### EXERCISE BRIEF
Retype the lines beneath this one, from the first through the line containing "825, 850, 860];". Pictures are left out.

-------- MATERIALS PROVIDED --------

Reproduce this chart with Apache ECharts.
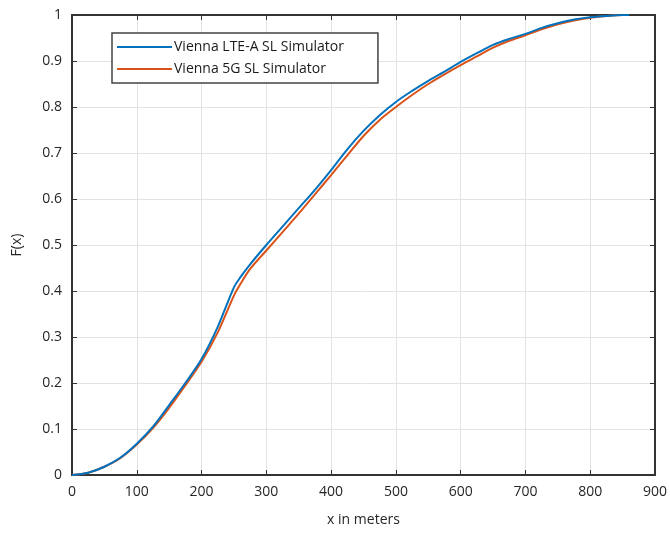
<!DOCTYPE html>
<html>
<head>
<meta charset="utf-8">
<script src="https://cdn.jsdelivr.net/npm/echarts@6/dist/echarts.min.js"></script>
<style>
  html, body { margin: 0; padding: 0; background: #fff; }
  #chart { width: 670px; height: 534px; }
</style>
</head>
<body>
<div id="chart"></div>
<script>
// distance in meters (sample points along the CDF)
const distances = [0, 25, 50, 75, 100, 125, 150, 175, 200, 225, 250, 260, 275, 300, 325, 350, 375, 400,
  425, 450, 475, 500, 525, 550, 575, 600, 625, 650, 675, 700, 725, 750, 775, 800, 825, 850, 860];

// Vienna LTE-A SL Simulator
const lteValues = [0, 0.005, 0.018, 0.038, 0.068, 0.105, 0.152, 0.2, 0.252, 0.322, 0.408, 0.43, 0.458, 0.5,
  0.54, 0.58, 0.62, 0.663, 0.708, 0.748, 0.782, 0.811, 0.835, 0.857, 0.877, 0.898, 0.917, 0.935, 0.948,
  0.959, 0.972, 0.982, 0.99, 0.995, 0.998, 1.0, 1.0];

// Vienna 5G SL Simulator
const nrValues = [0, 0.005, 0.018, 0.037, 0.066, 0.102, 0.146, 0.195, 0.246, 0.31, 0.39, 0.415, 0.448, 0.488,
  0.528, 0.568, 0.61, 0.652, 0.695, 0.737, 0.772, 0.8, 0.826, 0.85, 0.871, 0.891, 0.91, 0.929, 0.944,
  0.956, 0.969, 0.98, 0.988, 0.994, 0.998, 1.0, 1.0];

const seriesNames = ["Vienna LTE-A SL Simulator", "Vienna 5G SL Simulator"];

const axisColor = "#333333";
const font = "'Open Sans', 'Noto Sans', sans-serif";

const chart = echarts.init(document.getElementById("chart"));

const lteData = distances.map((d, i) => [d, lteValues[i]]);
const nrData = distances.map((d, i) => [d, nrValues[i]]);

const tickStyle = { show: true, inside: true, length: 5, lineStyle: { color: axisColor, width: 1 } };

const option = {
  animation: false,
  textStyle: { fontFamily: font },
  grid: { left: 72, right: 13, top: 15, bottom: 59, containLabel: false },
  legend: {
    orient: "vertical",
    left: 112,
    top: 33,
    padding: [7, 34, 7, 5],
    itemGap: 8,
    itemWidth: 55,
    itemHeight: 2,
    icon: "rect",
    backgroundColor: "#fff",
    borderColor: "#444",
    borderWidth: 1.5,
    textStyle: { fontSize: 14, color: "#1a1a1a", fontFamily: font, padding: [0, 0, 0, -3] },
    data: seriesNames,
  },
  xAxis: [
    {
      type: "value",
      min: 0,
      max: 900,
      interval: 100,
      name: "x in meters",
      nameLocation: "middle",
      nameGap: 38,
      nameTextStyle: { fontSize: 14, color: "#262626" },
      axisLine: { show: true, onZero: false, lineStyle: { color: axisColor, width: 2 } },
      axisTick: tickStyle,
      axisLabel: { fontSize: 14, color: "#262626", margin: 10 },
      splitLine: { show: true, lineStyle: { color: "#e3e3e3", width: 1 } },
    },
    {
      type: "value",
      position: "top",
      min: 0,
      max: 900,
      interval: 100,
      axisLine: { show: true, onZero: false, lineStyle: { color: axisColor, width: 2 } },
      axisTick: tickStyle,
      axisLabel: { show: false },
      splitLine: { show: false },
    },
  ],
  yAxis: [
    {
      type: "value",
      min: 0,
      max: 1,
      interval: 0.1,
      name: "F(x)",
      nameLocation: "middle",
      nameGap: 48,
      nameTextStyle: { fontSize: 14, color: "#262626" },
      axisLine: { show: true, onZero: false, lineStyle: { color: axisColor, width: 2 } },
      axisTick: tickStyle,
      axisLabel: {
        fontSize: 14,
        color: "#262626",
        margin: 10,
        formatter: (v) => (Math.round(v * 10) / 10).toString(),
      },
      splitLine: { show: true, lineStyle: { color: "#e3e3e3", width: 1 } },
    },
    {
      type: "value",
      position: "right",
      min: 0,
      max: 1,
      interval: 0.1,
      axisLine: { show: true, onZero: false, lineStyle: { color: axisColor, width: 2 } },
      axisTick: tickStyle,
      axisLabel: { show: false },
      splitLine: { show: false },
    },
  ],
  series: [
    {
      name: seriesNames[0],
      type: "line",
      data: lteData,
      smooth: 0.3,
      showSymbol: false,
      lineStyle: { color: "#0072BD", width: 2 },
      itemStyle: { color: "#0072BD" },
      z: 3,
    },
    {
      name: seriesNames[1],
      type: "line",
      data: nrData,
      smooth: 0.3,
      showSymbol: false,
      lineStyle: { color: "#D95319", width: 2 },
      itemStyle: { color: "#D95319" },
      z: 2,
    },
  ],
};

chart.setOption(option);
</script>
</body>
</html>
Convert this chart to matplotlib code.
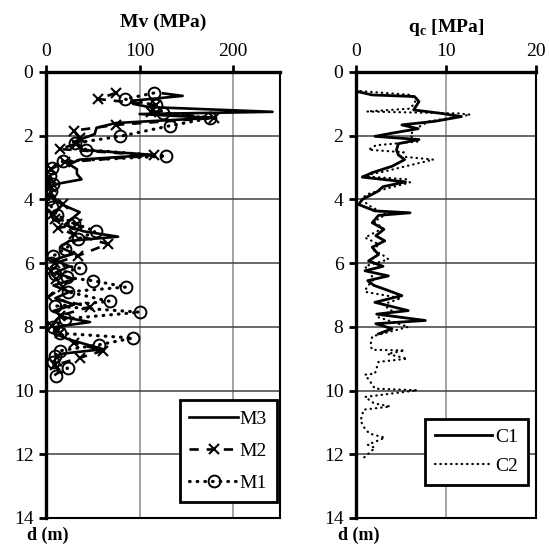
import matplotlib
matplotlib.use("Agg")
import matplotlib.pyplot as plt

plt.rcParams['font.family'] = ['Liberation Serif', 'DejaVu Serif']
plt.rcParams['mathtext.fontset'] = 'custom'
plt.rcParams['mathtext.rm'] = 'Liberation Serif'
plt.rcParams['mathtext.bf'] = 'Liberation Serif:bold'

# ---------------- data: left panel (Mv, MPa vs depth, m) ----------------
m3_depth = [0.67, 0.75, 0.90, 1.00, 1.10, 1.25, 1.32, 1.44, 1.60, 1.75, 1.95, 2.20,
            2.45, 2.60, 2.75, 2.90, 3.05, 3.20, 3.37, 3.50, 3.60, 3.80, 4.00, 4.20,
            4.40, 4.60, 4.80, 5.00, 5.17, 5.30, 5.50, 5.70, 5.90, 6.10, 6.30, 6.50,
            6.70, 6.90, 7.10, 7.30, 7.50, 7.70, 7.85, 8.00, 8.20, 8.40, 8.70, 8.85,
            9.00, 9.20, 9.40, 9.50]
m3_value = [125, 146, 93, 93, 110, 242, 100, 178, 75, 54, 52, 29,
            40, 114, 36, 25, 33, 33, 38, 14, 5, 5, 8, 20,
            36, 28, 20, 40, 77, 25, 15, 30, 8, 25, 10, 30,
            8, 25, 10, 30, 8, 20, 47, 10, 8, 25, 61, 15,
            10, 8, 15, 10]

m2_depth = [0.65, 0.85, 1.04, 1.24, 1.44, 1.66, 1.84, 2.07, 2.25, 2.42, 2.62, 2.83,
            3.05, 3.30, 3.60, 3.85, 4.15, 4.47, 4.60, 4.78, 4.90, 5.10, 5.40, 5.77,
            6.00, 6.25, 6.50, 6.75, 7.07, 7.37, 7.65, 7.97, 8.20, 8.50, 8.75, 8.97,
            9.20]
m2_value = [75, 56, 118, 112, 180, 75, 30, 36, 32, 15, 115, 20,
            5, 3, 5, 3, 18, 8, 10, 33, 13, 30, 66, 34,
            10, 5, 11, 18, 2, 47, 15, 6, 15, 30, 61, 36,
            10]

m1_depth = [0.66, 0.85, 1.05, 1.29, 1.45, 1.69, 2.02, 2.23, 2.44, 2.64, 2.80, 3.00,
            3.25, 3.50, 3.75, 4.00, 4.25, 4.50, 4.75, 5.00, 5.25, 5.56, 5.77, 6.00,
            6.16, 6.35, 6.45, 6.55, 6.75, 6.90, 7.20, 7.35, 7.54, 7.75, 8.00, 8.20,
            8.35, 8.56, 8.75, 8.90, 9.10, 9.30, 9.53]
m1_value = [115, 84, 118, 125, 175, 132, 79, 31, 43, 128, 18, 6,
            4, 8, 5, 3, 6, 12, 30, 53, 34, 20, 8, 5,
            36, 10, 22, 50, 86, 23, 68, 10, 100, 20, 8, 15,
            93, 57, 15, 10, 8, 23, 11]

# ---------------- data: right panel (qc, MPa vs depth, m) ----------------
c1_depth = [0.61, 0.72, 0.77, 0.93, 1.19, 1.30, 1.40, 1.55, 1.66, 1.78, 1.92, 2.02,
            2.12, 2.25, 2.45, 2.60, 2.75, 2.96, 3.16, 3.30, 3.45, 3.60, 3.75, 4.00,
            4.16, 4.36, 4.42, 4.50, 4.73, 4.94, 5.14, 5.30, 5.50, 5.73, 5.93, 6.10,
            6.24, 6.40, 6.55, 6.70, 6.85, 7.02, 7.23, 7.49, 7.60, 7.80, 7.90, 8.06,
            8.22]
c1_value = [0.1, 1.8, 6.5, 7.0, 6.4, 9.5, 11.7, 8.7, 5.1, 6.9, 4.0, 2.1,
            7.0, 4.7, 4.5, 4.7, 5.4, 4.0, 1.8, 0.7, 5.5, 3.0, 2.4, 0.7,
            0.3, 2.1, 6.0, 2.5, 1.8, 3.1, 2.2, 3.2, 1.8, 2.5, 1.4, 3.0,
            1.0, 3.6, 1.3, 2.0, 3.5, 5.1, 2.1, 5.8, 2.3, 7.7, 2.2, 4.0,
            2.5]

c2_depth = [0.60, 0.72, 0.95, 1.15, 1.24, 1.27, 1.30, 1.34, 1.55, 1.80, 2.00, 2.18,
            2.30, 2.44, 2.52, 2.64, 2.75, 2.96, 3.10, 3.27, 3.37, 3.47, 3.65, 3.84,
            4.00, 4.20, 4.35, 4.47, 4.70, 4.90, 5.05, 5.20, 5.40, 5.60, 5.75, 5.88,
            6.10, 6.30, 6.50, 6.75, 6.90, 7.10, 7.30, 7.50, 7.70, 8.00, 8.30, 8.58,
            8.72, 8.74, 8.85, 9.00, 9.10, 9.47, 9.50, 9.73, 9.94, 9.99, 10.20, 10.40,
            10.50, 10.60, 10.95, 11.20, 11.35, 11.48, 11.70, 11.80, 12.00, 12.10]
c2_value = [0.5, 6.2, 6.6, 6.0, 1.2, 6.2, 11.4, 12.7, 8.1, 6.5, 6.0, 7.0,
            2.2, 1.4, 5.3, 4.6, 8.6, 5.5, 3.5, 0.7, 5.7, 6.0, 3.5, 1.2,
            0.6, 1.5, 2.5, 3.3, 2.0, 3.0, 2.0, 1.0, 2.5, 2.0, 3.0, 3.6,
            1.0, 1.5, 2.0, 1.2, 1.0, 5.0, 3.0, 4.0, 2.5, 5.8, 1.8, 1.6,
            1.8, 5.4, 3.5, 5.7, 2.5, 2.1, 1.0, 1.6, 2.1, 6.8, 1.0, 2.0,
            3.8, 0.85, 0.5, 1.0, 1.5, 3.2, 1.3, 2.1, 1.3, 0.9]

depth_ticks = [0, 2, 4, 6, 8, 10, 12, 14]
left_xticks = [0, 100, 200]
right_xticks = [0, 10, 20]

W, H = 549, 546
fig = plt.figure(figsize=(W / 100, H / 100), dpi=100)

def px_axes(x0, x1, ytop, ybot):
    return fig.add_axes([x0 / W, 1 - ybot / H, (x1 - x0) / W, (ybot - ytop) / H])

axL = px_axes(46, 280, 72, 518)
axR = px_axes(356, 536, 72, 518)

def style(ax, xlim, xticks):
    ax.set_xlim(*xlim)
    ax.set_ylim(14, 0)
    ax.set_yticks(depth_ticks)
    ax.set_xticks(xticks)
    ax.xaxis.set_ticks_position('top')
    ax.xaxis.set_label_position('top')
    ax.tick_params(axis='both', labelsize=14, direction='out', width=2, length=5,
                   colors='black')
    ax.tick_params(axis='x', pad=4)
    ax.tick_params(axis='y', pad=4)
    for x in xticks[1:]:
        ax.axvline(x, color='#8a8a8a', lw=1.1, zorder=0)
    for y in depth_ticks[1:-1]:
        ax.axhline(y, color='#404040', lw=1.1, zorder=0)
    ax.spines['left'].set_linewidth(2.4)
    ax.spines['top'].set_linewidth(2.4)
    ax.spines['bottom'].set_linewidth(1.5)
    ax.spines['right'].set_linewidth(1.5)
    for s in ax.spines.values():
        s.set_color('black')

style(axL, (0, 250), left_xticks)
style(axR, (0, 20), right_xticks)

axL.plot(m3_value, m3_depth, color='black', lw=1.9, label='M3', zorder=3)
axL.plot(m2_value, m2_depth, color='black', lw=1.9, ls=(0, (3.5, 3)), marker='x',
         ms=7, mew=1.5, label='M2', zorder=4)
axL.plot(m1_value, m1_depth, color='black', lw=2.3, ls=(0, (0.2, 2.2)),
         dash_capstyle='round', marker='o', ms=8.5, mfc='none', mew=1.4,
         label='M1', zorder=4)

axR.plot(c1_value, c1_depth, color='black', lw=2.0, label='C1', zorder=3)
axR.plot(c2_value, c2_depth, color='black', lw=1.6, ls=(0, (0.2, 2.2)),
         dash_capstyle='round', label='C2', zorder=3)

legL = axL.legend(loc='lower right', bbox_to_anchor=(0.987, 0.036), fontsize=14,
                  frameon=True, fancybox=False, edgecolor='black', framealpha=1,
                  handlelength=2.5, labelspacing=0.75, borderpad=0.5,
                  handletextpad=0.1, borderaxespad=0)
legL.get_frame().set_linewidth(2.0)
legR = axR.legend(loc='lower right', bbox_to_anchor=(0.956, 0.074), fontsize=14,
                  frameon=True, fancybox=False, edgecolor='black', framealpha=1,
                  handlelength=2.9, labelspacing=0.6, borderpad=0.5,
                  handletextpad=0.2, borderaxespad=0)
legR.get_frame().set_linewidth(2.0)

fig.text(163 / W, 1 - 22 / H, 'Mv (MPa)', ha='center', va='center', fontsize=14,
         fontweight='bold')
fig.text(446 / W, 1 - 27 / H, r'$\mathbf{q}_{\mathbf{c}}$ [MPa]', ha='center',
         va='center', fontsize=14, fontweight='bold')
fig.text(48 / W, 1 - 535 / H, 'd (m)', ha='center', va='center', fontsize=13,
         fontweight='bold')
fig.text(359 / W, 1 - 535 / H, 'd (m)', ha='center', va='center', fontsize=13,
         fontweight='bold')

fig.savefig('out.png', dpi=100)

--------

### RESPONSE TO THIS TASK
Reproduce this chart with Apache ECharts.
<!DOCTYPE html>
<html>
<head>
<meta charset="utf-8">
<script src="https://cdn.jsdelivr.net/npm/echarts@6/dist/echarts.min.js"></script>
<style>
  html, body { margin: 0; padding: 0; background: #fff; }
  #chart { width: 670px; height: 534px; }
</style>
</head>
<body>
<div id="chart"></div>
<script>
// distance in meters (sample points along the CDF)
const distances = [0, 25, 50, 75, 100, 125, 150, 175, 200, 225, 250, 260, 275, 300, 325, 350, 375, 400,
  425, 450, 475, 500, 525, 550, 575, 600, 625, 650, 675, 700, 725, 750, 775, 800, 825, 850, 860];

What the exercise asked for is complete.